Steps to troubleshoot:

  1. Go to your local workspace of ingest-kube-deployment
    • Make sure your access to Ingest EKS clusters are setup correctly. Please follow the repo’s README.
  2. Errored export messages should now be added to the Error Queue for invesitgation
    • ingest.exporter.errored.queue
       cd ingest-kube-deployment
       source config/environment_prod
       kubectl port-forward rabbit-0 15672:15672
      
    • Rabbit Management Console
    • View the messages in the queue without acknowledging them to give you id’s that you can use in your log investigation
    • If the errors are due to temporary problems you can move the messages back to their original queue to be reprocessed.
    • More information will be added here as we use this diagnostic path
  3. Check the ingest-exporter logs to see if there are failed messages in the exporter.
    • using stern
       cd ingest-kube-deployment
       source config/environment_prod
       stern ingest-exporter
      
    • or graphana
      • usefull query: {container=~"ingest-.*"} |= "<submission-uuid>"
  4. Investigate what the cause of the failure is.
  5. Check whether Submission is Actually Exported
    1. count metadata by type on the staging area
       gsutil ls -r gs://broad-dsp-monster-hca-prod-ebi-storage/prod/<project-uuid>/metadata | grep -v /: | cut -d/ -f7 | sed -r '/^\s*$/d' | uniq -c | sort -k2,2
      
    2. compare to ingest api:
       curl https://api.ingest.archive.data.humancellatlas.org/submissionEnvelopes/<submission_id>/submissionManifest
      
    3. Check whether Required Changes are visible in the Staging Area
    4. Check the entities you know were supposed to change.

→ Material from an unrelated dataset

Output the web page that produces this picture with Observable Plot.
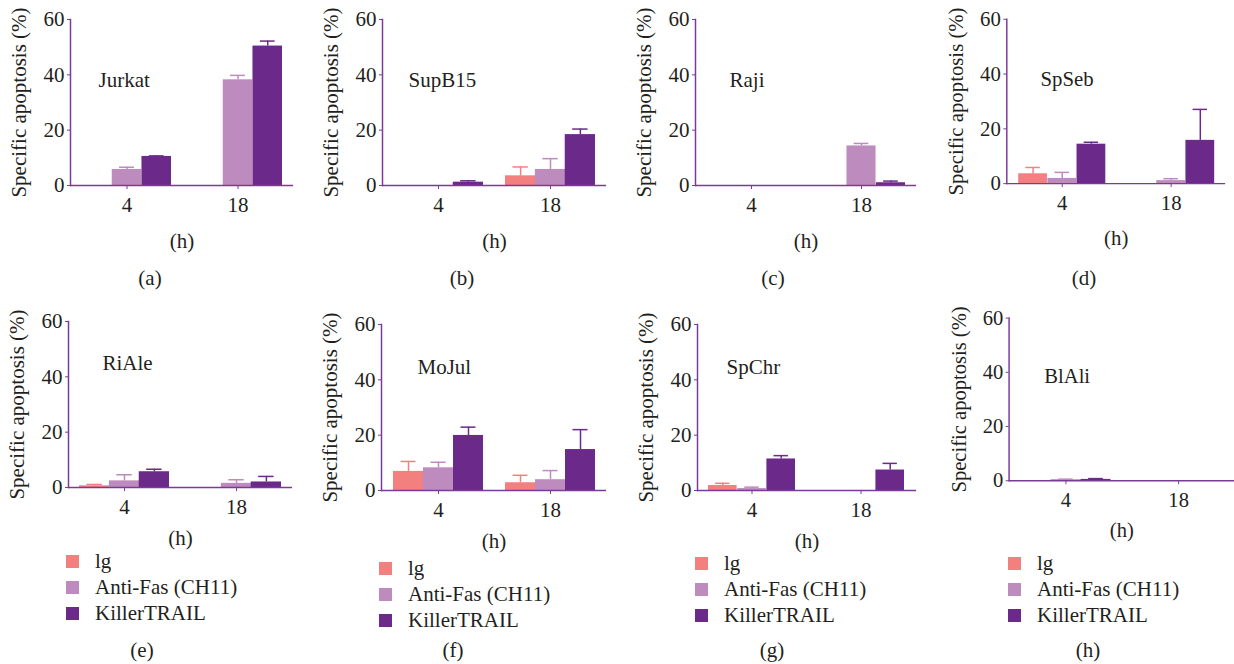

Common Exporter Failures and how to solve them

Error: There’s a failed request to GCP file transfer status.

Fix: Delete pod, and let a new pod reprocess the failed message

Error: A common failure is when an exporter process timed out waiting for the data transfer from GCP.

Fix: By design, there will always be only one to trigger and wait for the GCP File transfer job to finish. If that process failed, the job status should be checked manually and the exportJob entity context property must be patched to indicate that the file transfer has finished for that submission.

To see the export jobs: https://api.ingest.archive.data.humancellatlas.org/submissionEnvelopes/<submission-object-id>/exportJobs

The export job entity must be patched:

   ...
   "context": {
      "totalAssayCount": <assay-count>,
      "isDataTransferComplete": true
   },
   ...

To check the GCP file transfer status, you can use the script get_status.py.